Required work:
From the listing below, pull out the lines that hold "this".

___ The records ___

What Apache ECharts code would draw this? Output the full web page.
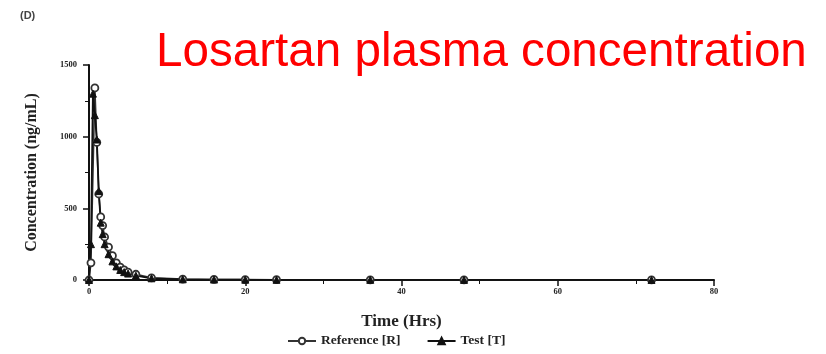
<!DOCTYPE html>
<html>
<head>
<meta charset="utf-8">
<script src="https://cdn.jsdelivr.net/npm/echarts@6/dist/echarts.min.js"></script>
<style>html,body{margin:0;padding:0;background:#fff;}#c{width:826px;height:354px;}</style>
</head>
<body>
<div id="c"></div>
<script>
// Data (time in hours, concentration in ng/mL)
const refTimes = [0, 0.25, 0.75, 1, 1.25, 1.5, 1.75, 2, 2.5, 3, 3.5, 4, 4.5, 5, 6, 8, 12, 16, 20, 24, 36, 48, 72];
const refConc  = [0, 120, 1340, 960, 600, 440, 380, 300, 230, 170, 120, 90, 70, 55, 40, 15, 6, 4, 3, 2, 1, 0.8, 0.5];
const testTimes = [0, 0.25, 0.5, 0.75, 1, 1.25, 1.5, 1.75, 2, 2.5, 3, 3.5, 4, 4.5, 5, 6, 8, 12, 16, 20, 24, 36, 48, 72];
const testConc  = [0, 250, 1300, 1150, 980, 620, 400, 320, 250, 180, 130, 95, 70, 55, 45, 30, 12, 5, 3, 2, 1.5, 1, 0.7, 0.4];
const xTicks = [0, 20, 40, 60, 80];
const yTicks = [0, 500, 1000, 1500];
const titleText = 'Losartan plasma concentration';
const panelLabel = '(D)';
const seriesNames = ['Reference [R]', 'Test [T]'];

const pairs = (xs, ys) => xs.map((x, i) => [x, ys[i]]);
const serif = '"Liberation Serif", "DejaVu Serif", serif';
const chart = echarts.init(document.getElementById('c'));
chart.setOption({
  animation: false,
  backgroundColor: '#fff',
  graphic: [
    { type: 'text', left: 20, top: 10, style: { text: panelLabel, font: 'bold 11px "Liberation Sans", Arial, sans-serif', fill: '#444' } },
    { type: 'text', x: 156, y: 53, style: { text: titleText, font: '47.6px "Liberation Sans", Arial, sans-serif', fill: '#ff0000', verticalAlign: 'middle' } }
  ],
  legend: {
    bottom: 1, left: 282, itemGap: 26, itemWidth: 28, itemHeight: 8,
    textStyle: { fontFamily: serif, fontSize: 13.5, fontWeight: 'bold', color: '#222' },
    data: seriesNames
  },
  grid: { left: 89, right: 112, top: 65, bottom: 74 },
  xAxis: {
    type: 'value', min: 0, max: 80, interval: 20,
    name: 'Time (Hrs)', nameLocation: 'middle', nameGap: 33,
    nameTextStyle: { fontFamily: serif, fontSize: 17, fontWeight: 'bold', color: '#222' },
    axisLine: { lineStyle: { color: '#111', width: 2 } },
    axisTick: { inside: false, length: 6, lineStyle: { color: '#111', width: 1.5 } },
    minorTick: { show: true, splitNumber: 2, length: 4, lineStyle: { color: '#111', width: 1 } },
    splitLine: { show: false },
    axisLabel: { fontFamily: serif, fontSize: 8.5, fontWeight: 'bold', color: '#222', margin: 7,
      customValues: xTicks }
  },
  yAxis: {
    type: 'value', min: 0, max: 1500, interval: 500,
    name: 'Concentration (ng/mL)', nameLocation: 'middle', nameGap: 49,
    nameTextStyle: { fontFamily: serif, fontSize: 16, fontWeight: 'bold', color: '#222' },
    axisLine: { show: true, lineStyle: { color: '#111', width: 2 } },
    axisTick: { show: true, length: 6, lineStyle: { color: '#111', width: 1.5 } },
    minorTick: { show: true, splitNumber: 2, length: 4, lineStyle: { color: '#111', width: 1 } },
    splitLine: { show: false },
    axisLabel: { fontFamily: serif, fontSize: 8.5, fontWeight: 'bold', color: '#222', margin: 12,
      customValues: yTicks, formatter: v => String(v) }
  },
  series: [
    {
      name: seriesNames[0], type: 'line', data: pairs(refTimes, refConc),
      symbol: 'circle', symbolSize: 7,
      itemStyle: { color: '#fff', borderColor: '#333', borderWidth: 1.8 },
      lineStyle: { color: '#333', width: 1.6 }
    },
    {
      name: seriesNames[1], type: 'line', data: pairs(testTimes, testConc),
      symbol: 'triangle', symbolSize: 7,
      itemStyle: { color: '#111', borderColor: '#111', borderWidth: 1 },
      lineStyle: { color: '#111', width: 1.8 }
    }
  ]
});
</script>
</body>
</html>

___
___ The records ___

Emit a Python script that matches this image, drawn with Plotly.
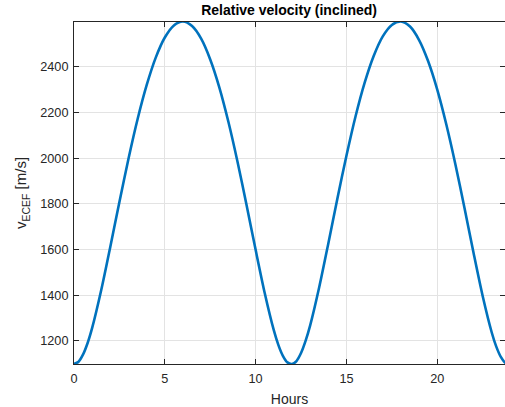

___

Task response:
What Apache ECharts code would draw this? Output the full web page.
Emit a Python script that matches this image, drawn with Plotly.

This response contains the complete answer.